Start of Material

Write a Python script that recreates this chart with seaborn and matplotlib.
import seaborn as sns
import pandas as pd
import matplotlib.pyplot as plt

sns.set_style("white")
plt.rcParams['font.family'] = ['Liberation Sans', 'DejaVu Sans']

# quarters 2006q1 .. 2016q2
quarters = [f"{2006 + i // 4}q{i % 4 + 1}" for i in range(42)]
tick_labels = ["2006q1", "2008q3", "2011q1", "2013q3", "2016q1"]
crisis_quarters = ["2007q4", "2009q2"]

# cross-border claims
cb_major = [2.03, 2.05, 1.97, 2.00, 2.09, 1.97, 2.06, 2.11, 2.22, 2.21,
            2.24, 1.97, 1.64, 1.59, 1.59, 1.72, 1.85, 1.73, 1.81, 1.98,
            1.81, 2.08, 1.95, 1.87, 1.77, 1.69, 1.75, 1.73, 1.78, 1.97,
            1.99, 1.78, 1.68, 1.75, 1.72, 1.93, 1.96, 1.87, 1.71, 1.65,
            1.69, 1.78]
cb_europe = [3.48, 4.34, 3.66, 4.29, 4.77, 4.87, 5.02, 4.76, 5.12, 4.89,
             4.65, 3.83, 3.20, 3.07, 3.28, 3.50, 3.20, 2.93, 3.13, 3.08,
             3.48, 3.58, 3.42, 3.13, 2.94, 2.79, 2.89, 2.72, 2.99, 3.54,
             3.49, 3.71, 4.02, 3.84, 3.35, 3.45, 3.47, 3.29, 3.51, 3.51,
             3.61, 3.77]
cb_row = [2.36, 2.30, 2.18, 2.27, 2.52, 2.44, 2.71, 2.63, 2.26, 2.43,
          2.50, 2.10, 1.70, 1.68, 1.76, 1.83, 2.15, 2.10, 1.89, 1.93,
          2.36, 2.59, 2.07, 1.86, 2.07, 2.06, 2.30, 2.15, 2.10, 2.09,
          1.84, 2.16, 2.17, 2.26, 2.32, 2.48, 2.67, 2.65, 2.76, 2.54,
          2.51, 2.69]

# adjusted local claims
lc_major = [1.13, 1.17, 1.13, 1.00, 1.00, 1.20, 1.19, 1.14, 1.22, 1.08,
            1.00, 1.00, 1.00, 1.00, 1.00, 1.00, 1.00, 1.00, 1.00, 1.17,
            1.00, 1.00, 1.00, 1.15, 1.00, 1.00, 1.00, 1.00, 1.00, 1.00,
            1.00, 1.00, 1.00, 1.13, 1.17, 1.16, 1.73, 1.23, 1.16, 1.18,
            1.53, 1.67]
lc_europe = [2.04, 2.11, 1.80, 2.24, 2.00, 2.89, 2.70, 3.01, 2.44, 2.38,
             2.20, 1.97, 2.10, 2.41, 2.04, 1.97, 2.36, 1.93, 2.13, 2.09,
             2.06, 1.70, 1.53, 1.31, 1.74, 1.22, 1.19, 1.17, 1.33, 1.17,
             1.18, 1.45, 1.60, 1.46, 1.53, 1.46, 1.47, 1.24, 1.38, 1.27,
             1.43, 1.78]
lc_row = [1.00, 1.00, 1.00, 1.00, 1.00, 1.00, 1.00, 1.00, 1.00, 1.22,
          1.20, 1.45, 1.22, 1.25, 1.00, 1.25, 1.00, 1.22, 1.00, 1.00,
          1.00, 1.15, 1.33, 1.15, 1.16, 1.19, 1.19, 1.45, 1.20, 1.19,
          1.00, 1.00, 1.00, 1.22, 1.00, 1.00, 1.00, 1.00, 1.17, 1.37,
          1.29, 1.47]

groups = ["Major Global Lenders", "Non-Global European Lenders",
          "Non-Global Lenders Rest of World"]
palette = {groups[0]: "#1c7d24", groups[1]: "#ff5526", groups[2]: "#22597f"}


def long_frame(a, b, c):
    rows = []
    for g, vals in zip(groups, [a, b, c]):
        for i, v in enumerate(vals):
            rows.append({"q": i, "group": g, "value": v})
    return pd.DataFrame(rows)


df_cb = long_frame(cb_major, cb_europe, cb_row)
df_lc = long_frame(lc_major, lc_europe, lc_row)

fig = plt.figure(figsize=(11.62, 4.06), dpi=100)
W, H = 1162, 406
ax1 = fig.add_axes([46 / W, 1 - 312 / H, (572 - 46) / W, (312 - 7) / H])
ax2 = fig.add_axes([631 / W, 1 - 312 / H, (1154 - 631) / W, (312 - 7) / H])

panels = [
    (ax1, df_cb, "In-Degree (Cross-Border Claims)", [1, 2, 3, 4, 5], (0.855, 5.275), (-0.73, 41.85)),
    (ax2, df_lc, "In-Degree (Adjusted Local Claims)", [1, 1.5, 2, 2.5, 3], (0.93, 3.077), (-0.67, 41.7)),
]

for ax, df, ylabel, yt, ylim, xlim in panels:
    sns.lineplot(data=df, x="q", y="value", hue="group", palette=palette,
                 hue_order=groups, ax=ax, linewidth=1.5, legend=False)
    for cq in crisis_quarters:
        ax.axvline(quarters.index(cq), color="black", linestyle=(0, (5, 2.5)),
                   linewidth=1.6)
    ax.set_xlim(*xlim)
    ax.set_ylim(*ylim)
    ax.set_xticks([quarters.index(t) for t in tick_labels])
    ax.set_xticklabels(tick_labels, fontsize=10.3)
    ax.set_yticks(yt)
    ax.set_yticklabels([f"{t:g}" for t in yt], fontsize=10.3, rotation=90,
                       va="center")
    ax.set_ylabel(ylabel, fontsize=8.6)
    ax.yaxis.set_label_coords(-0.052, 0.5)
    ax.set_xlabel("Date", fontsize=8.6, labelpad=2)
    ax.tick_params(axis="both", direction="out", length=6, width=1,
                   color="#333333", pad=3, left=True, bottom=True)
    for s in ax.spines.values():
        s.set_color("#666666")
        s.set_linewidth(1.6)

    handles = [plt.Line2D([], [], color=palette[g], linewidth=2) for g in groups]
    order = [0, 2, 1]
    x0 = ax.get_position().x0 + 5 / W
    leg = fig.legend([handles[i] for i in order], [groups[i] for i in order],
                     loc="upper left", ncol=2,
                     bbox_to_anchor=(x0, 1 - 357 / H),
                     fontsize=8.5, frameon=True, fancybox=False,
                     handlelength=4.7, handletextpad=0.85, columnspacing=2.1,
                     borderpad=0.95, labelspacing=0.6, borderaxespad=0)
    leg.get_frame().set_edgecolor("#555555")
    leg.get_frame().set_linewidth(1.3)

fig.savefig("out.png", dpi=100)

End of Material

*Goal of the exercise*
Reproduce the data in its entirety, matching each character.

*Problem solution*
Write a Python script that recreates this chart with seaborn and matplotlib.
import seaborn as sns
import pandas as pd
import matplotlib.pyplot as plt

sns.set_style("white")
plt.rcParams['font.family'] = ['Liberation Sans', 'DejaVu Sans']

# quarters 2006q1 .. 2016q2
quarters = [f"{2006 + i // 4}q{i % 4 + 1}" for i in range(42)]
tick_labels = ["2006q1", "2008q3", "2011q1", "2013q3", "2016q1"]
crisis_quarters = ["2007q4", "2009q2"]

# cross-border claims
cb_major = [2.03, 2.05, 1.97, 2.00, 2.09, 1.97, 2.06, 2.11, 2.22, 2.21,
            2.24, 1.97, 1.64, 1.59, 1.59, 1.72, 1.85, 1.73, 1.81, 1.98,
            1.81, 2.08, 1.95, 1.87, 1.77, 1.69, 1.75, 1.73, 1.78, 1.97,
            1.99, 1.78, 1.68, 1.75, 1.72, 1.93, 1.96, 1.87, 1.71, 1.65,
            1.69, 1.78]
cb_europe = [3.48, 4.34, 3.66, 4.29, 4.77, 4.87, 5.02, 4.76, 5.12, 4.89,
             4.65, 3.83, 3.20, 3.07, 3.28, 3.50, 3.20, 2.93, 3.13, 3.08,
             3.48, 3.58, 3.42, 3.13, 2.94, 2.79, 2.89, 2.72, 2.99, 3.54,
             3.49, 3.71, 4.02, 3.84, 3.35, 3.45, 3.47, 3.29, 3.51, 3.51,
             3.61, 3.77]
cb_row = [2.36, 2.30, 2.18, 2.27, 2.52, 2.44, 2.71, 2.63, 2.26, 2.43,
          2.50, 2.10, 1.70, 1.68, 1.76, 1.83, 2.15, 2.10, 1.89, 1.93,
          2.36, 2.59, 2.07, 1.86, 2.07, 2.06, 2.30, 2.15, 2.10, 2.09,
          1.84, 2.16, 2.17, 2.26, 2.32, 2.48, 2.67, 2.65, 2.76, 2.54,
          2.51, 2.69]

# adjusted local claims
lc_major = [1.13, 1.17, 1.13, 1.00, 1.00, 1.20, 1.19, 1.14, 1.22, 1.08,
            1.00, 1.00, 1.00, 1.00, 1.00, 1.00, 1.00, 1.00, 1.00, 1.17,
            1.00, 1.00, 1.00, 1.15, 1.00, 1.00, 1.00, 1.00, 1.00, 1.00,
            1.00, 1.00, 1.00, 1.13, 1.17, 1.16, 1.73, 1.23, 1.16, 1.18,
            1.53, 1.67]
lc_europe = [2.04, 2.11, 1.80, 2.24, 2.00, 2.89, 2.70, 3.01, 2.44, 2.38,
             2.20, 1.97, 2.10, 2.41, 2.04, 1.97, 2.36, 1.93, 2.13, 2.09,
             2.06, 1.70, 1.53, 1.31, 1.74, 1.22, 1.19, 1.17, 1.33, 1.17,
             1.18, 1.45, 1.60, 1.46, 1.53, 1.46, 1.47, 1.24, 1.38, 1.27,
             1.43, 1.78]
lc_row = [1.00, 1.00, 1.00, 1.00, 1.00, 1.00, 1.00, 1.00, 1.00, 1.22,
          1.20, 1.45, 1.22, 1.25, 1.00, 1.25, 1.00, 1.22, 1.00, 1.00,
          1.00, 1.15, 1.33, 1.15, 1.16, 1.19, 1.19, 1.45, 1.20, 1.19,
          1.00, 1.00, 1.00, 1.22, 1.00, 1.00, 1.00, 1.00, 1.17, 1.37,
          1.29, 1.47]

groups = ["Major Global Lenders", "Non-Global European Lenders",
          "Non-Global Lenders Rest of World"]
palette = {groups[0]: "#1c7d24", groups[1]: "#ff5526", groups[2]: "#22597f"}


def long_frame(a, b, c):
    rows = []
    for g, vals in zip(groups, [a, b, c]):
        for i, v in enumerate(vals):
            rows.append({"q": i, "group": g, "value": v})
    return pd.DataFrame(rows)


df_cb = long_frame(cb_major, cb_europe, cb_row)
df_lc = long_frame(lc_major, lc_europe, lc_row)

fig = plt.figure(figsize=(11.62, 4.06), dpi=100)
W, H = 1162, 406
ax1 = fig.add_axes([46 / W, 1 - 312 / H, (572 - 46) / W, (312 - 7) / H])
ax2 = fig.add_axes([631 / W, 1 - 312 / H, (1154 - 631) / W, (312 - 7) / H])

panels = [
    (ax1, df_cb, "In-Degree (Cross-Border Claims)", [1, 2, 3, 4, 5], (0.855, 5.275), (-0.73, 41.85)),
    (ax2, df_lc, "In-Degree (Adjusted Local Claims)", [1, 1.5, 2, 2.5, 3], (0.93, 3.077), (-0.67, 41.7)),
]

for ax, df, ylabel, yt, ylim, xlim in panels:
    sns.lineplot(data=df, x="q", y="value", hue="group", palette=palette,
                 hue_order=groups, ax=ax, linewidth=1.5, legend=False)
    for cq in crisis_quarters:
        ax.axvline(quarters.index(cq), color="black", linestyle=(0, (5, 2.5)),
                   linewidth=1.6)
    ax.set_xlim(*xlim)
    ax.set_ylim(*ylim)
    ax.set_xticks([quarters.index(t) for t in tick_labels])
    ax.set_xticklabels(tick_labels, fontsize=10.3)
    ax.set_yticks(yt)
    ax.set_yticklabels([f"{t:g}" for t in yt], fontsize=10.3, rotation=90,
                       va="center")
    ax.set_ylabel(ylabel, fontsize=8.6)
    ax.yaxis.set_label_coords(-0.052, 0.5)
    ax.set_xlabel("Date", fontsize=8.6, labelpad=2)
    ax.tick_params(axis="both", direction="out", length=6, width=1,
                   color="#333333", pad=3, left=True, bottom=True)
    for s in ax.spines.values():
        s.set_color("#666666")
        s.set_linewidth(1.6)

    handles = [plt.Line2D([], [], color=palette[g], linewidth=2) for g in groups]
    order = [0, 2, 1]
    x0 = ax.get_position().x0 + 5 / W
    leg = fig.legend([handles[i] for i in order], [groups[i] for i in order],
                     loc="upper left", ncol=2,
                     bbox_to_anchor=(x0, 1 - 357 / H),
                     fontsize=8.5, frameon=True, fancybox=False,
                     handlelength=4.7, handletextpad=0.85, columnspacing=2.1,
                     borderpad=0.95, labelspacing=0.6, borderaxespad=0)
    leg.get_frame().set_edgecolor("#555555")
    leg.get_frame().set_linewidth(1.3)

fig.savefig("out.png", dpi=100)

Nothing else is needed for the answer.